Both the setup and solve phases in AmgX are performed on the GPU unless you tell AmgX to run on the host.

It is straightforward to run with GPU resident data structures using the same API calls you would for host resident data structures. As an example, if you were to use AMGX_matrix_upload_distributed then you can pass a device pointer or a host pointer for the CSR matrix column indexes, row offset and values.

marsaev commented 3 years ago

Hey @klausbu, do you have any follow-up questions after Matthew's comment?
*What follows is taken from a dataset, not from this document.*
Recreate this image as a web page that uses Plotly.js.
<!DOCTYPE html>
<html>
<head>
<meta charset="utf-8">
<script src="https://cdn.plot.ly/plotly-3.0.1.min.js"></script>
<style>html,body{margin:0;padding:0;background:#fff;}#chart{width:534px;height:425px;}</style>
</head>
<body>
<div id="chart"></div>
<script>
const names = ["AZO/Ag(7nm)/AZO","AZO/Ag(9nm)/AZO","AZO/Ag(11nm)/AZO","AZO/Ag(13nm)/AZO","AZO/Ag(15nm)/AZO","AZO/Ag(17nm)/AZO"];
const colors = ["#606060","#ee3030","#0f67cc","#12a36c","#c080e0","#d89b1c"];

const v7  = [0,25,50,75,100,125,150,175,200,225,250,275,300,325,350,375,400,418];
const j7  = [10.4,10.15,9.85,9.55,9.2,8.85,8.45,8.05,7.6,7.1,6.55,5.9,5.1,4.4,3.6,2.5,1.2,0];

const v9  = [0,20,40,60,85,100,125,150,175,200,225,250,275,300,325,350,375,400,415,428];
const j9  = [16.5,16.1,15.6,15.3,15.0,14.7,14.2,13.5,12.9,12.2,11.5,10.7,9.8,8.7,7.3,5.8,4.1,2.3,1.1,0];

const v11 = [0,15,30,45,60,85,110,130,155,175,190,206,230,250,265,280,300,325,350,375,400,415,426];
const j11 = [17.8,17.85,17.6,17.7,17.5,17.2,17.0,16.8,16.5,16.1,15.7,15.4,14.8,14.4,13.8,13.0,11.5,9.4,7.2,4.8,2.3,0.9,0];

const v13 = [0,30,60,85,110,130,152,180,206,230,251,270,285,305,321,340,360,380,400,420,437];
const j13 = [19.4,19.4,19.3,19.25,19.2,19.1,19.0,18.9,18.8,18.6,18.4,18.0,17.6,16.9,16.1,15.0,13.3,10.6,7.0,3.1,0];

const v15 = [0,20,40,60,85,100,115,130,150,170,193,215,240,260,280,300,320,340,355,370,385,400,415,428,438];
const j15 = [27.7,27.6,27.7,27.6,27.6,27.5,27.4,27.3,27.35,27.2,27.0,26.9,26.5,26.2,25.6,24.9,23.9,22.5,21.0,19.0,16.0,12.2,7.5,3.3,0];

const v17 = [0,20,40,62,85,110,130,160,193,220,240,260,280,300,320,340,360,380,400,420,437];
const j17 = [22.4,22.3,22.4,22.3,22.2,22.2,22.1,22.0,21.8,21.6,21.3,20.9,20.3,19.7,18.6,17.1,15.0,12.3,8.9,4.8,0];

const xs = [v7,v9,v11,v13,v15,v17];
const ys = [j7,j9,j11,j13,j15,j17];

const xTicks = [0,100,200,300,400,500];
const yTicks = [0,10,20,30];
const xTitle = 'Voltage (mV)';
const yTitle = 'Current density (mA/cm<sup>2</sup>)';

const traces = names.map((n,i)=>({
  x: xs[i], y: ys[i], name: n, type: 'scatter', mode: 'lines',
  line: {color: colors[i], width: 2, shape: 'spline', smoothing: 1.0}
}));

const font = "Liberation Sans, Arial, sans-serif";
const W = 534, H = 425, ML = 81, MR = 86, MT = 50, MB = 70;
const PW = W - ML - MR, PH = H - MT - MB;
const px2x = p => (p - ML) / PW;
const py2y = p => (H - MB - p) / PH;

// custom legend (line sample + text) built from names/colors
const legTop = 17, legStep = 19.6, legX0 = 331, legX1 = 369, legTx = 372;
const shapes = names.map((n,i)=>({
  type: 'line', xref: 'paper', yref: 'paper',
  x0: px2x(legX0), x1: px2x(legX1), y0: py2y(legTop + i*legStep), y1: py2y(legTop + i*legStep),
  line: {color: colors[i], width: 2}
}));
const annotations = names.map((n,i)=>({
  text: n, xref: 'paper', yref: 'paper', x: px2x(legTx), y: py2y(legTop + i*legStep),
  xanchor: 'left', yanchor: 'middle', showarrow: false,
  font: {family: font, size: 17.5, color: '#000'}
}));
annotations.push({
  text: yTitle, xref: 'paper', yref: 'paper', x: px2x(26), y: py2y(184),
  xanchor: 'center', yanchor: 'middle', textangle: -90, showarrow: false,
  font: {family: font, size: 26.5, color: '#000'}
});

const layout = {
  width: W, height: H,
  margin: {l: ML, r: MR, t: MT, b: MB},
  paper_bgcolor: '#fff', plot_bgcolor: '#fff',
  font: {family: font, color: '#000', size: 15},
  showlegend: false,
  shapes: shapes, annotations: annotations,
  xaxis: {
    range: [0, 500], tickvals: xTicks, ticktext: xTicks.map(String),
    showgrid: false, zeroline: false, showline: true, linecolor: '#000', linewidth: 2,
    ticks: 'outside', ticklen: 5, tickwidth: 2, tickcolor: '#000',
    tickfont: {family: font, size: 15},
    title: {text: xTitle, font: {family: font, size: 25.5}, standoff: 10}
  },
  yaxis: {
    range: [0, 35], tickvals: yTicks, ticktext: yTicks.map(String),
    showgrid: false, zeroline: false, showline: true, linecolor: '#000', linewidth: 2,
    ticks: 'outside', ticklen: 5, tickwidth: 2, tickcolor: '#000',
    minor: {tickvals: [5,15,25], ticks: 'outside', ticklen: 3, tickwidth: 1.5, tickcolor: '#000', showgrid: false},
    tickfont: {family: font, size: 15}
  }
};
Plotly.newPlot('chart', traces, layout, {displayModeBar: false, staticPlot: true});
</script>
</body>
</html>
klausbu commented 3 years ago

@Matthew

Let's assume we have an workstation with 4 GPUs and a CFD case large enough to keep them busy:

mattmartineau commented 3 years ago

The distributed model for this application leverages MPI and that is currently the standard option for such problems. You can domain decompose your problem, pass it to AmgX and the library can handle the communications necessary for the linear solve. You can look at https://github.com/barbagroup/AmgXWrapper to see some examples of how this could be setup for a CFD code.

Keeping data on the GPU is essentially dependent upon your particular application. For the CFD applications I have worked with, the most important aim from a performance perspective is usually to have the outer cycle/timestep loop processed in its entirety on the GPU. You pass the constructed matrices, velocities, pressures, volumes, or whatever quantities will be processed, to the GPU before the cycle and only bring data back at the end (of course some data is still communicated i.e. halos, scalars for PCG etc.). You are able to pass device pointers via the API to AmgX so it is therefore possible to avoid ping-pong movement of data CPU <-> GPU.

w.r.t We have worked on several projects related to OpenFOAM acceleration using AmgX. One internal project does indeed extend PETSc with an AmgX backend but this isn't released yet (no plan currently in place either).

Instead the public work with OpenFOAM + AmgX leverages PETSc4FOAM, which was developed by the OpenFOAM HPC technical committee (in particular CINECA + ESI). I extended this functionality to also call into AmgX and do some additional data transformations, the benefit being performance for the pressure solve. Work is still ongoing and we are optimising for an increasing range of test problems.